-- Begin Input data --

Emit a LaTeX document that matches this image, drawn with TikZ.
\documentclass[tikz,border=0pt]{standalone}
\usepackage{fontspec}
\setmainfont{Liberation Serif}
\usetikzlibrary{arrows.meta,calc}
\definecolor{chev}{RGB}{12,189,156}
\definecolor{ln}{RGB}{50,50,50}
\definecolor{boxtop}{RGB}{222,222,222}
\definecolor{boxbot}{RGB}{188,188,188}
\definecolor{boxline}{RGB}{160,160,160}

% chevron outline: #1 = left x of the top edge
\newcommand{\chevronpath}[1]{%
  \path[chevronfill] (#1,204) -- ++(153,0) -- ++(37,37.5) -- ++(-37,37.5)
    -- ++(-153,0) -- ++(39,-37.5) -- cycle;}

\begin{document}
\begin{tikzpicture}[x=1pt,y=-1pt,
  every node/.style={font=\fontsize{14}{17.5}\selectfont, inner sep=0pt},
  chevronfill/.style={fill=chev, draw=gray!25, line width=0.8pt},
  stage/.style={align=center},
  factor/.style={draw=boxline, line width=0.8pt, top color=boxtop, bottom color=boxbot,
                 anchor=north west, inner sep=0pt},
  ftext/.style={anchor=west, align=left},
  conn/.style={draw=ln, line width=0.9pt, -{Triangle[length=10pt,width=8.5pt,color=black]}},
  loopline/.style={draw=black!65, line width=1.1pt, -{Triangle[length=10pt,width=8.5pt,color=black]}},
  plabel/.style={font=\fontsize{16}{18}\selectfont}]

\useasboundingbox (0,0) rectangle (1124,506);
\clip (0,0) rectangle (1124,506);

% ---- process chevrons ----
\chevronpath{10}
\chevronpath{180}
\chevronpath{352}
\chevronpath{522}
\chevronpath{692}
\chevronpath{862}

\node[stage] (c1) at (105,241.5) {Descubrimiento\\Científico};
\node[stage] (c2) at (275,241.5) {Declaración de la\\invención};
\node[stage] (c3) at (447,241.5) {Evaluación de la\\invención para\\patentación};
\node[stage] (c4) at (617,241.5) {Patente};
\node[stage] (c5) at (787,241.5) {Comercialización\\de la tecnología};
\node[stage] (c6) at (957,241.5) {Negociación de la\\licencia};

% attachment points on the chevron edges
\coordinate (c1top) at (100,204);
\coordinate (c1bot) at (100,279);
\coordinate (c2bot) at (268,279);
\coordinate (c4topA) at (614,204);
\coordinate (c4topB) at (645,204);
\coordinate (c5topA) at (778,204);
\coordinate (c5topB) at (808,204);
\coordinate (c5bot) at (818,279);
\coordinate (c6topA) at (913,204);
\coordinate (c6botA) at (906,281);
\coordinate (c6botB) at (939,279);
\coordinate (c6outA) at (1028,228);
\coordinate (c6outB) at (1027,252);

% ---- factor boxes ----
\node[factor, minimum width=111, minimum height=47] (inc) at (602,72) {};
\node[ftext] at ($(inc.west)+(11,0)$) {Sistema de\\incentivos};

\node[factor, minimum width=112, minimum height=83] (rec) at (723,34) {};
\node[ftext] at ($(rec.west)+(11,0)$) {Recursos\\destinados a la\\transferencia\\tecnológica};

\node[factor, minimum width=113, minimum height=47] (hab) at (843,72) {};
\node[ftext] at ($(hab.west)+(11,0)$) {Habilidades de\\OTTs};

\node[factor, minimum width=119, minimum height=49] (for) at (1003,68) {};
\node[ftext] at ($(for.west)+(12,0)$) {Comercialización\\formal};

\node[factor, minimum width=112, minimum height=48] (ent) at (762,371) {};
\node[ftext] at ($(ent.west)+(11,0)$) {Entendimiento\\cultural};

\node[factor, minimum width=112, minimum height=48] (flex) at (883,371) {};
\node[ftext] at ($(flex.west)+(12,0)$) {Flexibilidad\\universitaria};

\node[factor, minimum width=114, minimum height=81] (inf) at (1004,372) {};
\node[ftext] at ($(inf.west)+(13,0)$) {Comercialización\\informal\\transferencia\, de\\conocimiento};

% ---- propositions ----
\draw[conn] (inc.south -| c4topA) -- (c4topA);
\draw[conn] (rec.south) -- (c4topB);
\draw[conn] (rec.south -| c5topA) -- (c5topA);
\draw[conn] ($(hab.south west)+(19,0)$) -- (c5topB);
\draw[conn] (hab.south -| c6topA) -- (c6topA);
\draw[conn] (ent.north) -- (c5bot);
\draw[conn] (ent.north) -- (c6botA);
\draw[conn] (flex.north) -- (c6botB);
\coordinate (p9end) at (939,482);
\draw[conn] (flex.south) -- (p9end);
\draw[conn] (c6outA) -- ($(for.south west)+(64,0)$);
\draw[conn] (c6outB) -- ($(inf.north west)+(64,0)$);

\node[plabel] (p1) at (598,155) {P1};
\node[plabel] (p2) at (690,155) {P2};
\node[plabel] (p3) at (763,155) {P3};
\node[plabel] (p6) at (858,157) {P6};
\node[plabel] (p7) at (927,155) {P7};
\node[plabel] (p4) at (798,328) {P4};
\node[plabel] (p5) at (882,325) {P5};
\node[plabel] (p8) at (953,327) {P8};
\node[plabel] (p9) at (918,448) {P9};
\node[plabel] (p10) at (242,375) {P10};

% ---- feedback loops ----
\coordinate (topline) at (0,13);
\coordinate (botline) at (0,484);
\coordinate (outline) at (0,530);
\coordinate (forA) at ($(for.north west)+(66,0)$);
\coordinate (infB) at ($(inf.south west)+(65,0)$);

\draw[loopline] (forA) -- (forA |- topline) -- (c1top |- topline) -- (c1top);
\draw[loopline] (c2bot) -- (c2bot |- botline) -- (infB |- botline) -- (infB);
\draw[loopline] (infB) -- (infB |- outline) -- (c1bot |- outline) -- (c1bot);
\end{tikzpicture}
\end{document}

-- End Input data --
-- Begin Input data --

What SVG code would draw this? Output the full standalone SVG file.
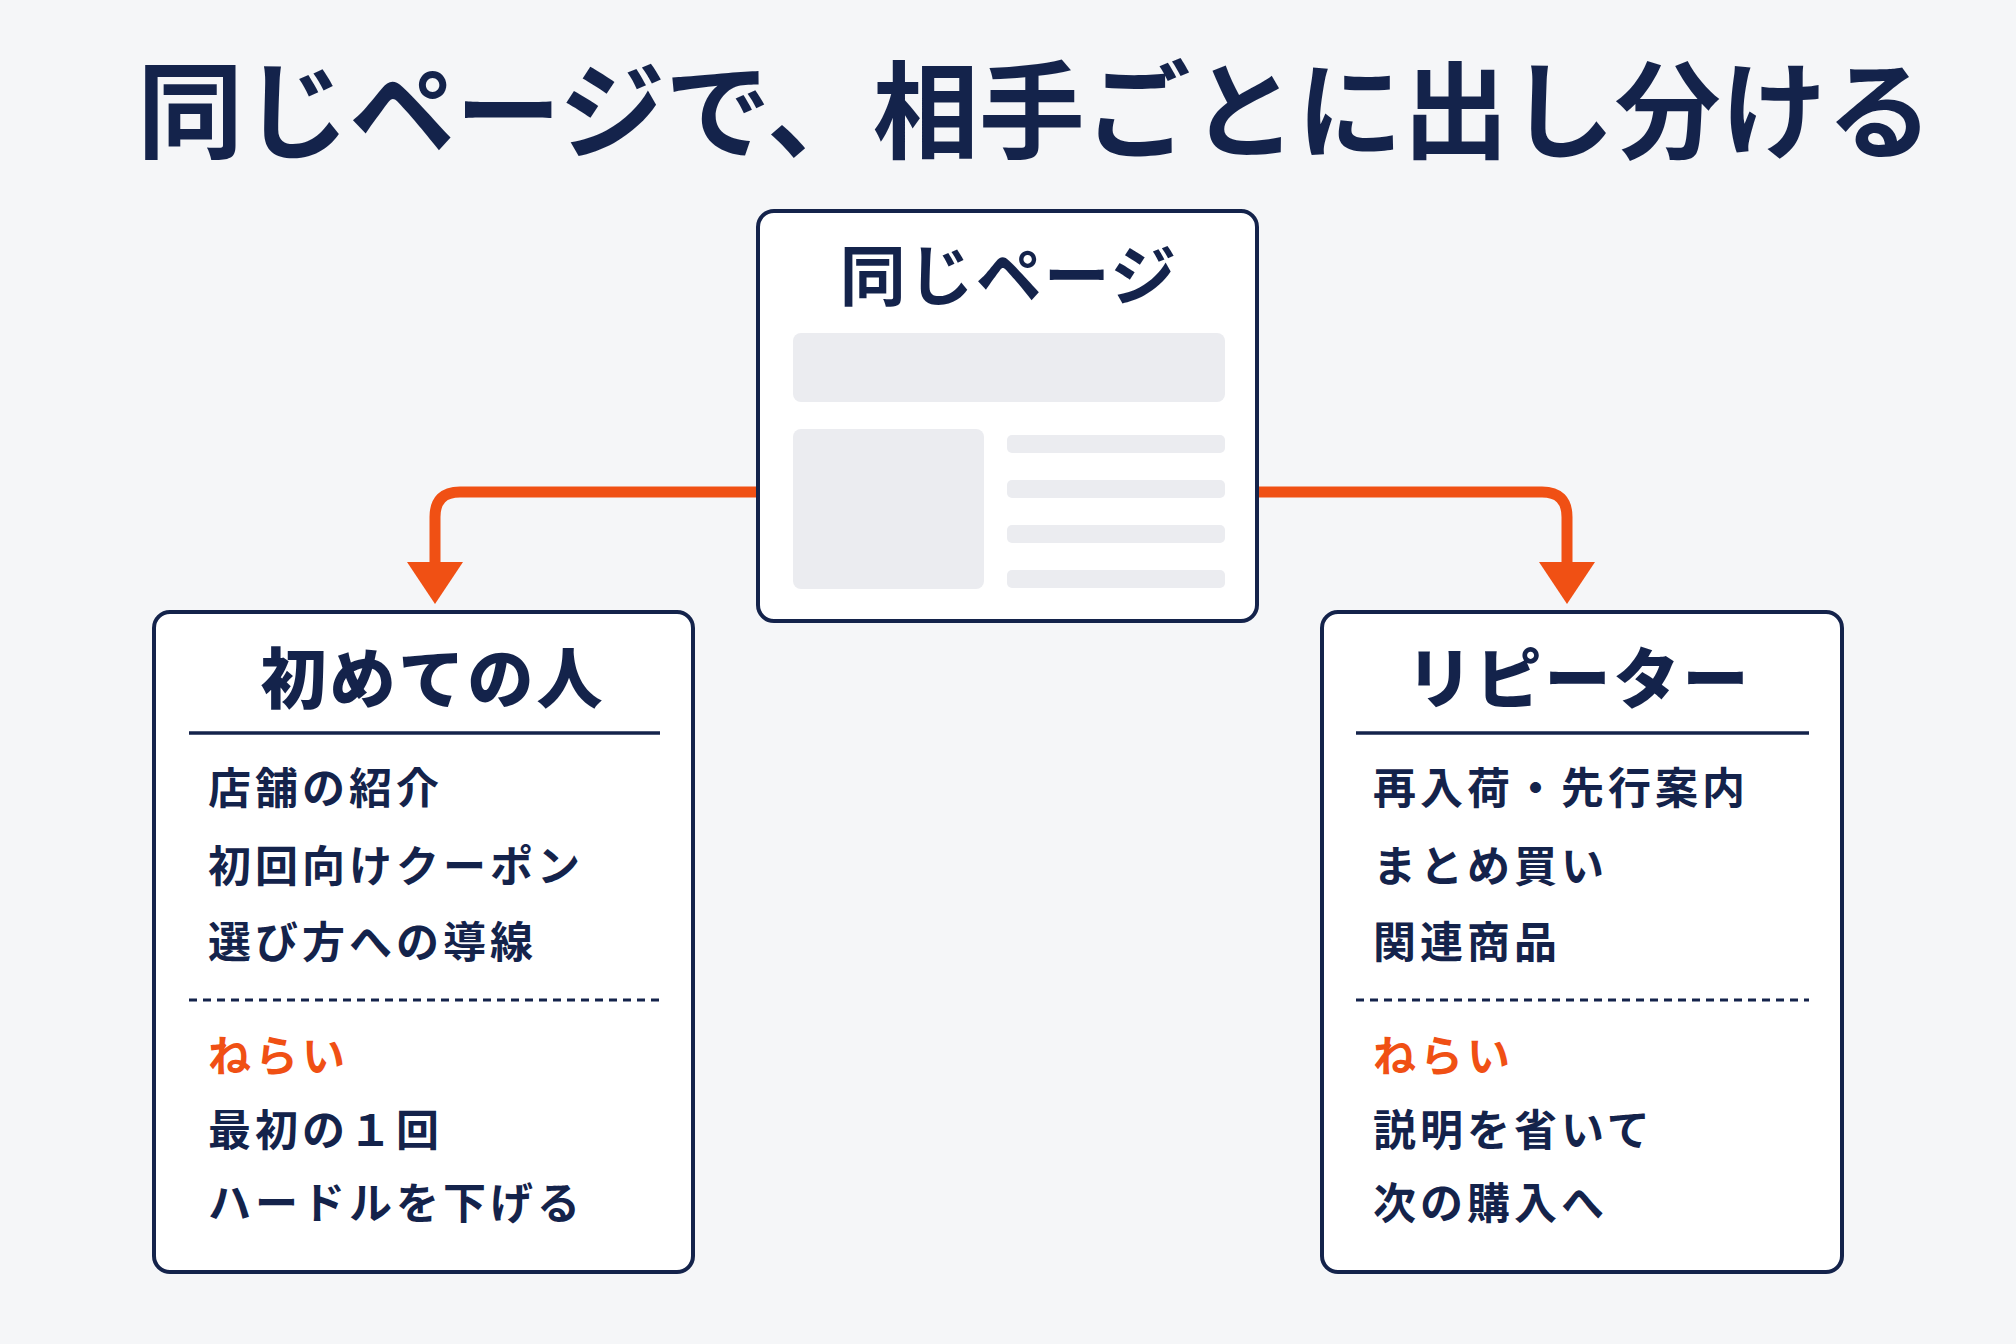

-- End Input data --
-- Begin Input data --

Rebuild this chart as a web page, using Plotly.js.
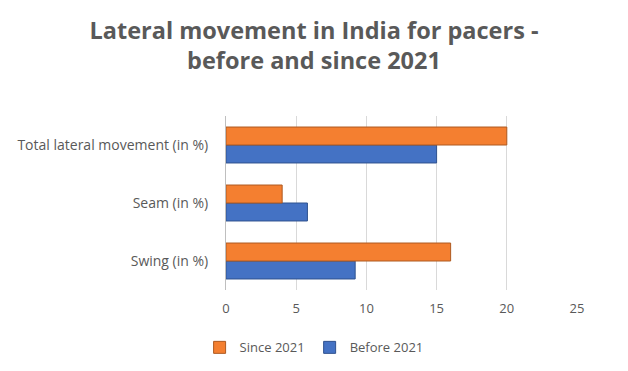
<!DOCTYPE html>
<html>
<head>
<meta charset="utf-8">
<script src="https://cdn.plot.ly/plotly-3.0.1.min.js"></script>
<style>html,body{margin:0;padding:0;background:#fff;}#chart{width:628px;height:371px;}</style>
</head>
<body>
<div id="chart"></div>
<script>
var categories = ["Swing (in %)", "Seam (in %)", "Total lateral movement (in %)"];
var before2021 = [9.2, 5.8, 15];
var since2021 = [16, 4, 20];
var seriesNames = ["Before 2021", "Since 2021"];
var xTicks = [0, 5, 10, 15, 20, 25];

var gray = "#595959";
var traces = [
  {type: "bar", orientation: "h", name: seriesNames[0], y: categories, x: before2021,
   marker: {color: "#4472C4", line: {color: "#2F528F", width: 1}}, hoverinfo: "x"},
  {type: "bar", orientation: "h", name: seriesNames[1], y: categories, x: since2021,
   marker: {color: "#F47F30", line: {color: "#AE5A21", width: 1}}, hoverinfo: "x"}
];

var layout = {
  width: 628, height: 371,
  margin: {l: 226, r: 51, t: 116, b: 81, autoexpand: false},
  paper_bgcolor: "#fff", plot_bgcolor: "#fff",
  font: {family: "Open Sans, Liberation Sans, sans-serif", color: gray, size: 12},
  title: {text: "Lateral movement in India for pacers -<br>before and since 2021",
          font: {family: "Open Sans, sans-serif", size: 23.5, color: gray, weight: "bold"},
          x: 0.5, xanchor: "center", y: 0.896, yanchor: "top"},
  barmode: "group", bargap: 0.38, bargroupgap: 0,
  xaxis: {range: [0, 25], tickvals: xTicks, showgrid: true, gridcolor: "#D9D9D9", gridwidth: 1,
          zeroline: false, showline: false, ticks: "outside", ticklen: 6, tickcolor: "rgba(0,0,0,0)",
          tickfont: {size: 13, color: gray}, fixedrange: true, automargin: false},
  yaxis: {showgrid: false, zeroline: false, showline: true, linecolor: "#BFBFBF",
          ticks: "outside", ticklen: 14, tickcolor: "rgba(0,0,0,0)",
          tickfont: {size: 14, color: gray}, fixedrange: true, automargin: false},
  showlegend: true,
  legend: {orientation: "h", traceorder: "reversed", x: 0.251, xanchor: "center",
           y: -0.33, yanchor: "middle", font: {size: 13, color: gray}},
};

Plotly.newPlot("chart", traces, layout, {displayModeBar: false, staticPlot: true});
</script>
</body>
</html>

-- End Input data --

## [Aim of the exercise]
Gather all lines where the word "chart" appears.

## [Output below]
Rebuild this chart as a web page, using Plotly.js.
<style>html,body{margin:0;padding:0;background:#fff;}#chart{width:628px;height:371px;}</style>
<div id="chart"></div>
Plotly.newPlot("chart", traces, layout, {displayModeBar: false, staticPlot: true});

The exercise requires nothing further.